Dataset section:
----
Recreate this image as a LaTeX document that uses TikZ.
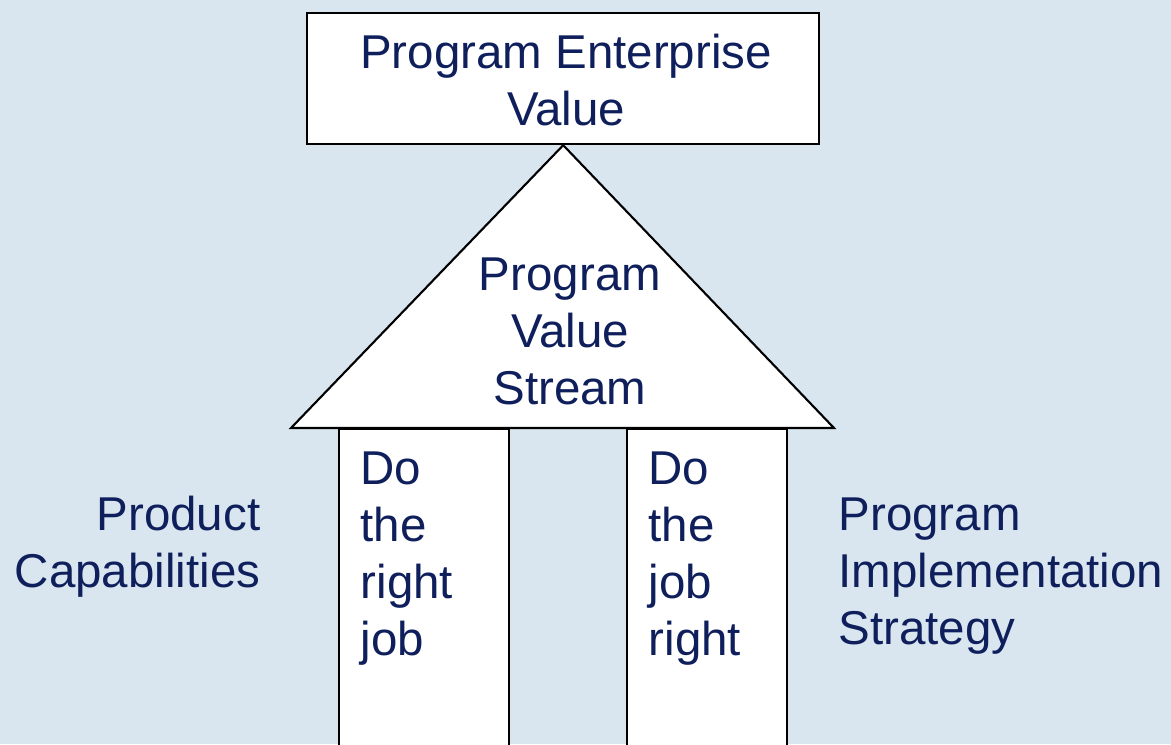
\documentclass[tikz,border=0pt]{standalone}
\usepackage{fontspec}
\setmainfont{Liberation Sans}
\usetikzlibrary{positioning}
\definecolor{bgblue}{HTML}{D9E6F0}
\definecolor{inkblue}{HTML}{0F1F5C}

\begin{document}
\begin{tikzpicture}
    [
        x=0.01cm, y=-0.01cm,
        basic/.style = {draw=black, line width=0.6pt, fill=white},
        words/.style = {text=inkblue, inner sep=0pt, font=\fontsize{13.5}{16.2}\selectfont},
        pillar/.style = {basic, minimum width=1.7cm, minimum height=3.3cm, anchor=north west, inner sep=0pt},
    ]
    \fill [bgblue] (0,0) rectangle (1171,744);
    \useasboundingbox (0,0) rectangle (1171,744);

    \node [basic, minimum width=5.12cm, minimum height=1.31cm, anchor=north west, inner sep=0pt] (top) at (306,12) {};
    \draw [basic] (291,428) -- (top.south) -- (834,428) -- cycle;

    \node [pillar] (left) at (338,428) {};
    \node [pillar, minimum width=1.6cm] (right) at (626,428) {};

    \node [words, align=center, anchor=base] (topText) at (566,125) {Program Enterprise\\Value};
    \node [words, align=center, anchor=base] (roofText) at (570,404) {Program\\Value\\Stream};

    \node [words, align=left, anchor=base west] (leftText) at (360,655) {Do\\the\\right\\job};
    \node [words, align=left, anchor=base west] (rightText) at (648,655) {Do\\the\\job\\right};

    \node [words, align=right, anchor=base east] (product) at (261,587) {Product\\Capabilities};
    \node [words, align=left, anchor=base west] (strategy) at (838,644) {Program\\Implementation\\Strategy};

\end{tikzpicture}
\end{document}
----
In this exercise, set down all of the data exactly, without the pictures.

Answer below:
Recreate this image as a LaTeX document that uses TikZ.
\documentclass[tikz,border=0pt]{standalone}
\usepackage{fontspec}
\setmainfont{Liberation Sans}
\usetikzlibrary{positioning}
\definecolor{bgblue}{HTML}{D9E6F0}
\definecolor{inkblue}{HTML}{0F1F5C}

\begin{document}
\begin{tikzpicture}
    [
        x=0.01cm, y=-0.01cm,
        basic/.style = {draw=black, line width=0.6pt, fill=white},
        words/.style = {text=inkblue, inner sep=0pt, font=\fontsize{13.5}{16.2}\selectfont},
        pillar/.style = {basic, minimum width=1.7cm, minimum height=3.3cm, anchor=north west, inner sep=0pt},
    ]
    \fill [bgblue] (0,0) rectangle (1171,744);
    \useasboundingbox (0,0) rectangle (1171,744);

    \node [basic, minimum width=5.12cm, minimum height=1.31cm, anchor=north west, inner sep=0pt] (top) at (306,12) {};
    \draw [basic] (291,428) -- (top.south) -- (834,428) -- cycle;

    \node [pillar] (left) at (338,428) {};
    \node [pillar, minimum width=1.6cm] (right) at (626,428) {};

    \node [words, align=center, anchor=base] (topText) at (566,125) {Program Enterprise\\Value};
    \node [words, align=center, anchor=base] (roofText) at (570,404) {Program\\Value\\Stream};

    \node [words, align=left, anchor=base west] (leftText) at (360,655) {Do\\the\\right\\job};
    \node [words, align=left, anchor=base west] (rightText) at (648,655) {Do\\the\\job\\right};

    \node [words, align=right, anchor=base east] (product) at (261,587) {Product\\Capabilities};
    \node [words, align=left, anchor=base west] (strategy) at (838,644) {Program\\Implementation\\Strategy};

\end{tikzpicture}
\end{document}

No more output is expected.